I come from a family of five children. Although we’re not children anymore, we sure like to “play our old tapes” when we get together and behave the way we did when we were kids! Christmas can be stressful at times and surprisingly nice at others, but mostly, just a little crazy.
Our family celebrates Christmas on the odd years (which is fitting) and the spouses get the even years. Our Mum lives in country NSW, so it can be quite the hike to get there with the actual children in tow. There are twelve grandchildren now, with more to come, so when we’re all together, it’s nuts. Meal times especially.

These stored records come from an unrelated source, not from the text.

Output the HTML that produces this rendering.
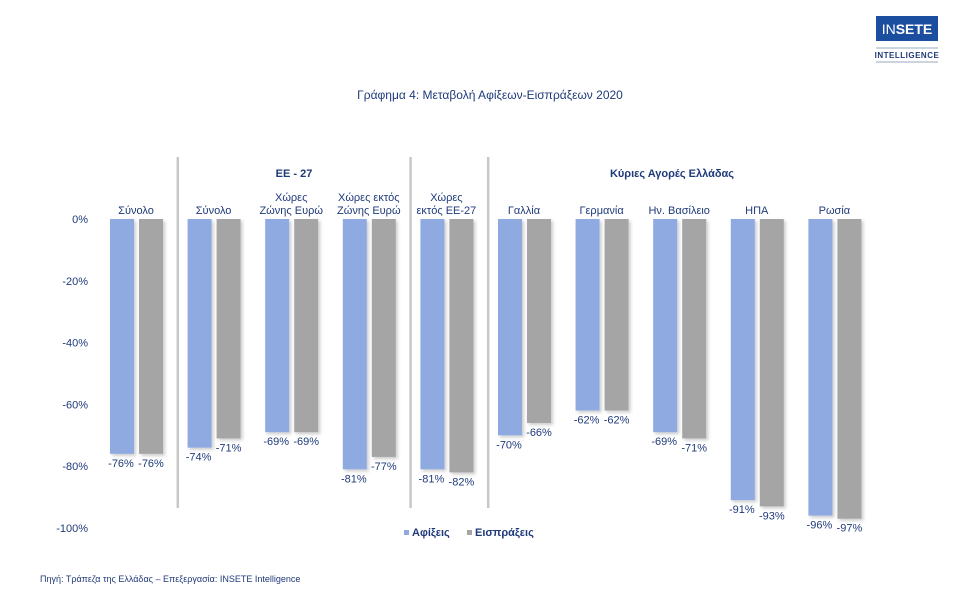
<!DOCTYPE html>
<html><head><meta charset="utf-8"><style>
body{margin:0;background:#fff;font-family:"Liberation Sans","DejaVu Sans",sans-serif;}
svg text{font-family:"Liberation Sans","DejaVu Sans",sans-serif;fill:#1f3a7a;}
</style></head><body>
<svg width="980" height="601" viewBox="0 0 980 601">
<defs><filter id="sh" x="-20%" y="-5%" width="160%" height="115%"><feDropShadow dx="2" dy="2" stdDeviation="1.5" flood-color="#000" flood-opacity="0.2"/></filter></defs>
<g>
<rect x="876" y="16" width="62" height="25" fill="#1c4ea0"/>
<text x="907" y="34" text-anchor="middle" font-size="14" style="fill:#fff"><tspan font-weight="normal">IN</tspan><tspan font-weight="bold">SETE</tspan></text>
<line x1="876" y1="48" x2="938" y2="48" stroke="#9ab" stroke-width="1"/>
<text x="907" y="58" text-anchor="middle" font-size="8" font-weight="bold" letter-spacing="0.5">INTELLIGENCE</text>
<line x1="876" y1="62" x2="938" y2="62" stroke="#9ab" stroke-width="1"/>
</g>
<text x="490" y="99" text-anchor="middle" font-size="12">Γράφημα 4: Μεταβολή Αφίξεων-Εισπράξεων 2020</text>
<g id="axis"></g>
<g id="seps"></g>
<g id="bars"></g>
<g id="cats"></g>
<text x="294" y="177" text-anchor="middle" font-size="11" font-weight="bold">ΕΕ - 27</text>
<text x="672" y="177" text-anchor="middle" font-size="11" font-weight="bold">Κύριες Αγορές Ελλάδας</text>
<g>
<rect x="404" y="530" width="5" height="5" fill="#8eaae0"/>
<text x="412" y="536" font-size="11" font-weight="bold">Αφίξεις</text>
<rect x="467" y="530" width="5" height="5" fill="#a5a5a5"/>
<text x="475" y="536" font-size="11" font-weight="bold">Εισπράξεις</text>
</g>
<text x="40" y="582" font-size="9">Πηγή: Τράπεζα της Ελλάδας – Επεξεργασία: INSETE Intelligence</text>
</svg>
<script>
const categories=[["Σύνολο"],["Σύνολο"],["Χώρες","Ζώνης Ευρώ"],["Χώρες εκτός","Ζώνης Ευρώ"],["Χώρες","εκτός ΕΕ-27"],["Γαλλία"],["Γερμανία"],["Ην. Βασίλειο"],["ΗΠΑ"],["Ρωσία"]];
const arrivals=[-76,-74,-69,-81,-81,-70,-62,-69,-91,-96];
const receipts=[-76,-71,-69,-77,-82,-66,-62,-71,-93,-97];
const yTicks=[0,-20,-40,-60,-80,-100];
const separatorsAfter=[0,3,4];
const NS="http://www.w3.org/2000/svg";
function y(v){return 219+(-v)*3.09;}
function cx(i){return 136+i*77.6;}
function mk(tag,attrs,parent){const e=document.createElementNS(NS,tag);for(const k in attrs)e.setAttribute(k,attrs[k]);parent.appendChild(e);return e;}
const ax=document.getElementById('axis');
yTicks.forEach(t=>{const e=mk('text',{x:88,y:y(t)+4,'text-anchor':'end','font-size':11},ax);e.textContent=t+'%';

});
const sp=document.getElementById('seps');
separatorsAfter.forEach(i=>{const x=(cx(i)+cx(i+1))/2+3;const l=mk('line',{x1:x,x2:x,y1:157,y2:508,stroke:'#c8c8c8','stroke-width':2.5},sp);

});
const bg=document.getElementById('bars'),cg=document.getElementById('cats');
categories.forEach((c,i)=>{
 const x=cx(i);
 const b1=mk('rect',{x:x-26,y:y(0),width:24,height:y(arrivals[i])-y(0),fill:'#8eaae0',filter:'url(#sh)'},bg);
 
 
 const b2=mk('rect',{x:x+3,y:y(0),width:24,height:y(receipts[i])-y(0),fill:'#a5a5a5',filter:'url(#sh)'},bg);
 
 
 const t1=mk('text',{x:x-15,y:y(arrivals[i])+13,'text-anchor':'middle','font-size':11},bg);t1.textContent=arrivals[i]+'%';
 
 
 const t2=mk('text',{x:x+15,y:y(receipts[i])+13,'text-anchor':'middle','font-size':11},bg);t2.textContent=receipts[i]+'%';
 
 
 const ct=mk('text',{x:x,'text-anchor':'middle','font-size':11},cg);
 
 
 c.forEach((ln,j)=>{const ts=mk('tspan',{x:x,y:214-(c.length-1-j)*13},ct);ts.textContent=ln;});
});
</script>
</body></html>
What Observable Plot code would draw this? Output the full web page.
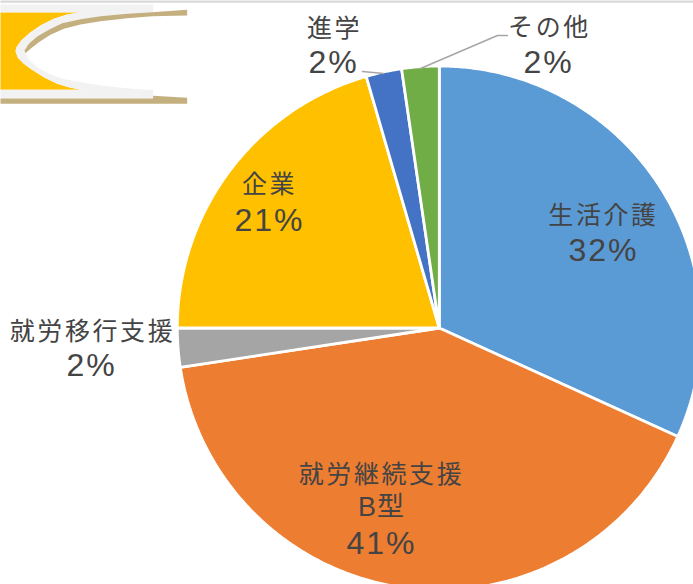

In the days leading up to Christmas, we take turns with meals. There’s no real roster or anything official like that – you just pitch in when you feel like it’s “your go”. For me, it’s meat and steamed veg or a Bolognaise of mammoth proportions. Like most families, I suppose, we go by the unwritten rule that if you don’t help with dinner then you help with the cleanup.
Mum takes care of the food on Christmas day. The rest of us help prepare where we can, and clean up afterwards, but when it comes to the cooking, she’s in charge. Her focus is amazing. I can see that she’s a little stressed, but she has a particular way of doing things, and we’re not to interrupt. We have a traditional English Christmas dinner with roast turkey, a hunk of ham and more veggies than you can shake a stick at. My family is heavily into condiments. There’s Mum’s white sauce, gravy and cranberry sauce everywhere. I’m pretty sure the mint sauce even makes it onto the table, which is strange, I know.
With no exceptions, we always have a Legacy Christmas Pudding, a Margaret Fulton recipe that’s exclusive to Legacy, to support the charity that supported us.
The kids have a table of their own. Twenty-two people don’t fit on one table. My eldest niece, at fourteen, has just been promoted to the adult table, which is super exciting for her, although sometimes I get the feeling she’d still like to be hanging with the kids.